I should point out that it is crucial to retain the ability to easily sync to the head revision after creating such a clone.
This should do what you want:
REM Take a new clone, but do not update working directory
hg clone --noupdate %REPO_PATH% %DESTINATION%
REM Update working directory but exclude the certain subprojects
hg revert --all --rev %BRANCH% --exclude %SUBREPO_PATH_1% --exclude %SUBREPO_PATH_2%
This answer may add more than the question required, but provides some valuable notes on working with Mercurial when you can't update do to a bad subrepository path or revision.
Step 1: Clone the repository without any updates
hg clone --noupdate source_repository destination_repository
Step 2: Use revert to get the right files
hg revert --all --rev revision_number --exclude subrepo_1 --exclude subrepo_2 ...
At this point, you have a new changeset; you may need to make sure the parent revision is correct. When I did this, my new changeset's parent was changeset 0. To fix this I had to set the parent changeset AND switch branches (since my changeset was on a different branch).
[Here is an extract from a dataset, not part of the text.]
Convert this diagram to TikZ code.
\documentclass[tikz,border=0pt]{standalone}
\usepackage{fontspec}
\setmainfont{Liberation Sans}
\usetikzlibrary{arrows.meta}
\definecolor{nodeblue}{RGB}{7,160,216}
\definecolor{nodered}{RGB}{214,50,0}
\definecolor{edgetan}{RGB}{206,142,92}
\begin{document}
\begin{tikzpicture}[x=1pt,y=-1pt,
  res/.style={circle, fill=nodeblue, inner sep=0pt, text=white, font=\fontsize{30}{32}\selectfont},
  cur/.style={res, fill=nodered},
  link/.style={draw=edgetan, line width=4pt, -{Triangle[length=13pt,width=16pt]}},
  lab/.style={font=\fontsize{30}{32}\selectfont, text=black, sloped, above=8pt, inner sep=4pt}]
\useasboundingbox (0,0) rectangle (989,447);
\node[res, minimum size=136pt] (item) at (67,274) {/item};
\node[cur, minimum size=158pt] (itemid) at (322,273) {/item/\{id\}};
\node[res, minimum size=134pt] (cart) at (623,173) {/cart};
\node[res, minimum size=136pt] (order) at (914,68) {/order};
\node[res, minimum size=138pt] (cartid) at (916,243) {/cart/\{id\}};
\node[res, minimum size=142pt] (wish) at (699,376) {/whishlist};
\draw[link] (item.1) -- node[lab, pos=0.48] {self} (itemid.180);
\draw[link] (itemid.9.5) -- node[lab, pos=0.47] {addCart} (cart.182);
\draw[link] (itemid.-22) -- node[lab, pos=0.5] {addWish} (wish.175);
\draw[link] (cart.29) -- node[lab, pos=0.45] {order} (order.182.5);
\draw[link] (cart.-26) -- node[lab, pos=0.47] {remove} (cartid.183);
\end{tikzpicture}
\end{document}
Step 3: Change the parent of the current changes
hg debugsetparents revision_number
hg branch branch_name
That should do it.
Found a hacky way. It still requires all subrepos to be checked out once, but afterwards they can be deleted.
Clone the whole lot, including subrepos. No way around this.
Delete subrepos
hg remove .hgsub
I tried to convince Mercurial to hg remove .hgsub before the subrepos are cloned, but the best I got is not removing .hgsub: file is untracked.
If you have a subrepo, a working directory must include some version of that subrepo. That version may be a fixed older revision if specified, or the tip if not.
You cannot update your repo without getting the subrepos; if you had a complete working dir without them, you shouldn't be using subrepos - use truly external repos instead.
If your subrepos are pegged against a certain remote version, then updates after the first will not trigger a subrepo update - they're already up-to-date. But for the initial creation of the working directory, you will have to do a remote pull.
You can trick Mercurial by munging the hgsubstate file. But really, your model and the conceptual model differ, so you're probably not a good match for subrepos if this is a concern.
edit: If you find yourself cloning and then updating to the tip many times, try using local branches or mq instead. That way you only have to do the initial clone once.